From the first line of the listing below, retype each line up to and including the one with "gadvanS1S2, garauS1S2, sargeluS1S2];"; pictures stay out.

------------------------------

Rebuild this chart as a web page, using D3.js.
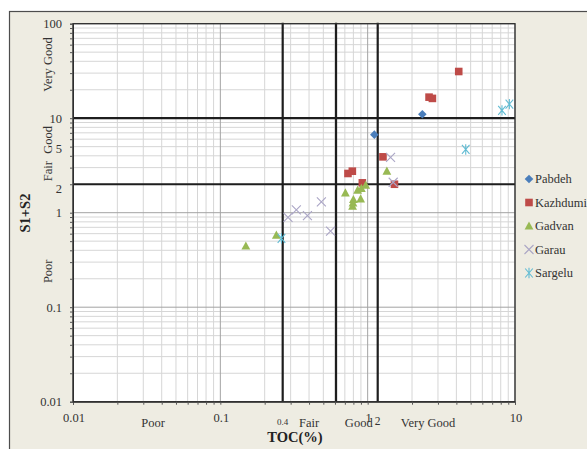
<!DOCTYPE html>
<html>
<head>
<meta charset="utf-8">
<script src="https://cdn.jsdelivr.net/npm/d3@7"></script>
<style>
  html, body { margin: 0; padding: 0; background: #ffffff; }
  svg { display: block; }
  text { font-family: "Liberation Serif", "Times New Roman", serif; fill: #333333; }
</style>
</head>
<body>
<div id="chart"></div>
<script>
// Source-rock quality plot: S1+S2 (mg HC/g rock) against TOC (%)
const seriesNames = ["Pabdeh", "Kazhdumi", "Gadvan", "Garau", "Sargelu"];
const seriesColors = ["#4a7ebb", "#be4b48", "#98b954", "#aba6c6", "#62bcd3"];
const seriesSymbols = ["diamond", "square", "triangle", "x", "asterisk"];

const pabdehTOC = [1.11, 2.35];
const pabdehS1S2 = [6.7, 11.0];

const kazhdumiTOC = [0.735, 0.787, 0.92, 1.27, 1.52, 2.61, 2.75, 4.15];
const kazhdumiS1S2 = [2.6, 2.75, 2.07, 3.9, 2.0, 16.7, 16.2, 31.2];

const gadvanTOC = [0.149, 0.24, 0.706, 0.79, 0.795, 0.80, 0.855, 0.896, 0.906, 0.97, 1.35];
const gadvanS1S2 = [0.444, 0.58, 1.62, 1.17, 1.27, 1.38, 1.73, 1.40, 1.81, 1.96, 2.75];

const garauTOC = [0.288, 0.328, 0.39, 0.485, 0.56, 1.43, 1.49];
const garauS1S2 = [0.89, 1.07, 0.93, 1.30, 0.64, 3.85, 2.1];

const sargeluTOC = [0.26, 4.63, 8.16, 9.16];
const sargeluS1S2 = [0.535, 4.67, 12.1, 14.1];

const seriesTOC = [pabdehTOC, kazhdumiTOC, gadvanTOC, garauTOC, sargeluTOC];
const seriesS1S2 = [pabdehS1S2, kazhdumiS1S2, gadvanS1S2, garauS1S2, sargeluS1S2];

// Axis ticks and labels
const xDomain = [0.01, 10];
const yDomain = [0.01, 100];
const xTickLabels = ["0.01", "0.1", "1", "10"];
const xTickValues = [0.01, 0.1, 1, 10];
const yTickLabels = ["100", "10", "5", "2", "1", "0.1", "0.01"];
const yTickValues = [100, 10, 5, 2, 1, 0.1, 0.01];

// Quality class boundaries and class names
const tocBoundaries = [0.265, 0.61, 1.17];
const tocBoundaryLabels = ["0.4", "", "2"];
const s1s2Boundaries = [2, 10];
const tocClassNames = ["Poor", "Fair", "Good", "Very Good"];
const tocClassCentres = [0.035, 0.4, 0.87, 2.57];
const s1s2ClassNames = ["Very Good", "Good", "Fair", "Poor"];
const s1s2ClassCentres = [37, 5.9, 2.75, 0.24];

const W = 587, H = 449;
const plot = { left: 73, right: 515, top: 23.7, bottom: 401.7 };

const svg = d3.select("#chart").append("svg")
  .attr("width", W).attr("height", H);

svg.append("rect").attr("width", W).attr("height", H).attr("fill", "#ffffff");
// chart-area frame
svg.append("rect")
  .attr("x", 9.5).attr("y", 11.5).attr("width", W).attr("height", H)
  .attr("fill", "#eeece2").attr("stroke", "#4d4d4d").attr("stroke-width", 1.2);

const x = d3.scaleLog().domain(xDomain).range([plot.left, plot.right]);
const y = d3.scaleLog().domain(yDomain).range([plot.bottom, plot.top]);

svg.append("rect")
  .attr("x", plot.left).attr("y", plot.top)
  .attr("width", plot.right - plot.left).attr("height", plot.bottom - plot.top)
  .attr("fill", "#ffffff");

// log grid values: minors (2..9 per decade) and decades
function logValues(domain) {
  const minor = [], major = [];
  for (let d = domain[0]; d < domain[1] * 1.0001; d *= 10) {
    major.push(d);
    if (d < domain[1] * 0.9999) for (let k = 2; k <= 9; k++) minor.push(+(d * k).toPrecision(3));
  }
  return { minor, major };
}
const xg = logValues(xDomain), yg = logValues(yDomain);

const grid = svg.append("g");
grid.selectAll(".xminor").data(xg.minor).join("line")
  .attr("x1", d => x(d)).attr("x2", d => x(d))
  .attr("y1", plot.top).attr("y2", plot.bottom)
  .attr("stroke", "#d6d6d6").attr("stroke-width", 1);
grid.selectAll(".yminor").data(yg.minor).join("line")
  .attr("y1", d => y(d)).attr("y2", d => y(d))
  .attr("x1", plot.left).attr("x2", plot.right)
  .attr("stroke", "#d6d6d6").attr("stroke-width", 1);
grid.selectAll(".xmajor").data(xg.major).join("line")
  .attr("x1", d => x(d)).attr("x2", d => x(d))
  .attr("y1", plot.top).attr("y2", plot.bottom)
  .attr("stroke", "#a3a3a3").attr("stroke-width", 1);
grid.selectAll(".ymajor").data(yg.major).join("line")
  .attr("y1", d => y(d)).attr("y2", d => y(d))
  .attr("x1", plot.left).attr("x2", plot.right)
  .attr("stroke", "#a3a3a3").attr("stroke-width", 1);

// class boundary lines
svg.append("g").selectAll("line").data(tocBoundaries).join("line")
  .attr("x1", d => x(d)).attr("x2", d => x(d))
  .attr("y1", plot.top - 1).attr("y2", plot.bottom)
  .attr("stroke", "#1e1e1e").attr("stroke-width", 2.2);
svg.append("g").selectAll("line").data(s1s2Boundaries).join("line")
  .attr("y1", d => y(d)).attr("y2", d => y(d))
  .attr("x1", plot.left).attr("x2", plot.right)
  .attr("stroke", "#1e1e1e").attr("stroke-width", 2.2);

// plot border
svg.append("rect")
  .attr("x", plot.left).attr("y", plot.top)
  .attr("width", plot.right - plot.left).attr("height", plot.bottom - plot.top)
  .attr("fill", "none").attr("stroke", "#2e2e2e").attr("stroke-width", 1.3);

// tick marks
const xAxis = d3.axisBottom(x).tickValues(xg.minor.concat(xg.major)).tickSize(3).tickFormat("");
svg.append("g").attr("transform", `translate(0,${plot.bottom})`).call(xAxis)
  .call(g => g.select(".domain").attr("stroke", "#2e2e2e"))
  .call(g => g.selectAll(".tick line").attr("stroke", "#555"));
const yAxis = d3.axisLeft(y).tickValues(yg.minor.concat(yg.major)).tickSize(3).tickFormat("");
svg.append("g").attr("transform", `translate(${plot.left},0)`).call(yAxis)
  .call(g => g.select(".domain").attr("stroke", "#2e2e2e"))
  .call(g => g.selectAll(".tick line").attr("stroke", "#555"));

// y tick labels
const yLabelShift = { "5": 2, "2": 4 };
svg.append("g").selectAll("text").data(yTickValues).join("text")
  .attr("x", 62).attr("y", (d, i) => y(d) + (yLabelShift[yTickLabels[i]] || 0))
  .attr("dy", "0.35em").attr("text-anchor", "end")
  .attr("font-size", 12.5)
  .text((d, i) => yTickLabels[i]);

// x tick labels
svg.append("g").selectAll("text").data(xTickValues).join("text")
  .attr("x", d => x(d) + 1).attr("y", 421.5)
  .attr("text-anchor", "middle").attr("font-size", 12.5)
  .text((d, i) => xTickLabels[i]);
svg.append("g").selectAll("text").data(tocBoundaries).join("text")
  .attr("x", d => x(d)).attr("y", 425)
  .attr("text-anchor", "middle")
  .attr("font-size", (d, i) => i === 0 ? 9 : 11.5)
  .text((d, i) => tocBoundaryLabels[i]);

// class names along the axes
svg.append("g").selectAll("text").data(tocClassCentres).join("text")
  .attr("x", d => x(d)).attr("y", 427)
  .attr("text-anchor", "middle").attr("font-size", 12.5)
  .text((d, i) => tocClassNames[i]);
svg.append("g").selectAll("text").data(s1s2ClassCentres).join("text")
  .attr("transform", d => `translate(51.5,${y(d)}) rotate(-90)`)
  .attr("text-anchor", "middle").attr("font-size", 12.5)
  .text((d, i) => s1s2ClassNames[i]);

// axis titles
svg.append("text")
  .attr("x", 295).attr("y", 442)
  .attr("text-anchor", "middle").attr("font-size", 14.5).attr("font-weight", "bold")
  .attr("fill", "#222").style("fill", "#222")
  .text("TOC(%)");
svg.append("text")
  .attr("transform", "translate(30,213) rotate(-90)")
  .attr("text-anchor", "middle").attr("font-size", 14.5).attr("font-weight", "bold")
  .style("fill", "#222")
  .text("S1+S2");

// marker shapes
function markerPath(type) {
  switch (type) {
    case "diamond": return "M0,-4.3L4.3,0L0,4.3L-4.3,0Z";
    case "square": return "M-3.8,-3.8H3.8V3.8H-3.8Z";
    case "triangle": return "M0,-4.6L4.4,3.6H-4.4Z";
    case "x": return "M-4.5,-4.5L4.5,4.5M-4.5,4.5L4.5,-4.5";
    case "asterisk": return "M-3.8,-4.5L3.8,4.5M-3.8,4.5L3.8,-4.5M0,-5.2V5.2";
  }
}
function styleMarker(sel, i) {
  const stroked = seriesSymbols[i] === "x" || seriesSymbols[i] === "asterisk";
  sel.attr("d", markerPath(seriesSymbols[i]))
    .attr("fill", stroked ? "none" : seriesColors[i])
    .attr("stroke", stroked ? seriesColors[i] : "none")
    .attr("stroke-width", stroked ? 1.1 : 0);
}

const points = svg.append("g");
seriesNames.forEach((name, i) => {
  const pts = seriesTOC[i].map((t, j) => ({ toc: t, s: seriesS1S2[i][j] }));
  points.append("g").selectAll("path").data(pts).join("path")
    .attr("transform", d => `translate(${x(d.toc)},${y(d.s)})`)
    .call(styleMarker, i);
});

// legend
const legend = svg.append("g");
seriesNames.forEach((name, i) => {
  const ly = 179 + i * 23.5;
  legend.append("path").attr("transform", `translate(529,${ly})`).call(styleMarker, i);
  legend.append("text").attr("x", 535).attr("y", ly).attr("dy", "0.35em")
    .attr("font-size", 12.5).text(name);
});
</script>
</body>
</html>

------------------------------

= Answer to the task =
Rebuild this chart as a web page, using D3.js.
<!DOCTYPE html>
<html>
<head>
<meta charset="utf-8">
<script src="https://cdn.jsdelivr.net/npm/d3@7"></script>
<style>
  html, body { margin: 0; padding: 0; background: #ffffff; }
  svg { display: block; }
  text { font-family: "Liberation Serif", "Times New Roman", serif; fill: #333333; }
</style>
</head>
<body>
<div id="chart"></div>
<script>
// Source-rock quality plot: S1+S2 (mg HC/g rock) against TOC (%)
const seriesNames = ["Pabdeh", "Kazhdumi", "Gadvan", "Garau", "Sargelu"];
const seriesColors = ["#4a7ebb", "#be4b48", "#98b954", "#aba6c6", "#62bcd3"];
const seriesSymbols = ["diamond", "square", "triangle", "x", "asterisk"];

const pabdehTOC = [1.11, 2.35];
const pabdehS1S2 = [6.7, 11.0];

const kazhdumiTOC = [0.735, 0.787, 0.92, 1.27, 1.52, 2.61, 2.75, 4.15];
const kazhdumiS1S2 = [2.6, 2.75, 2.07, 3.9, 2.0, 16.7, 16.2, 31.2];

const gadvanTOC = [0.149, 0.24, 0.706, 0.79, 0.795, 0.80, 0.855, 0.896, 0.906, 0.97, 1.35];
const gadvanS1S2 = [0.444, 0.58, 1.62, 1.17, 1.27, 1.38, 1.73, 1.40, 1.81, 1.96, 2.75];

const garauTOC = [0.288, 0.328, 0.39, 0.485, 0.56, 1.43, 1.49];
const garauS1S2 = [0.89, 1.07, 0.93, 1.30, 0.64, 3.85, 2.1];

const sargeluTOC = [0.26, 4.63, 8.16, 9.16];
const sargeluS1S2 = [0.535, 4.67, 12.1, 14.1];

const seriesTOC = [pabdehTOC, kazhdumiTOC, gadvanTOC, garauTOC, sargeluTOC];
const seriesS1S2 = [pabdehS1S2, kazhdumiS1S2, gadvanS1S2, garauS1S2, sargeluS1S2];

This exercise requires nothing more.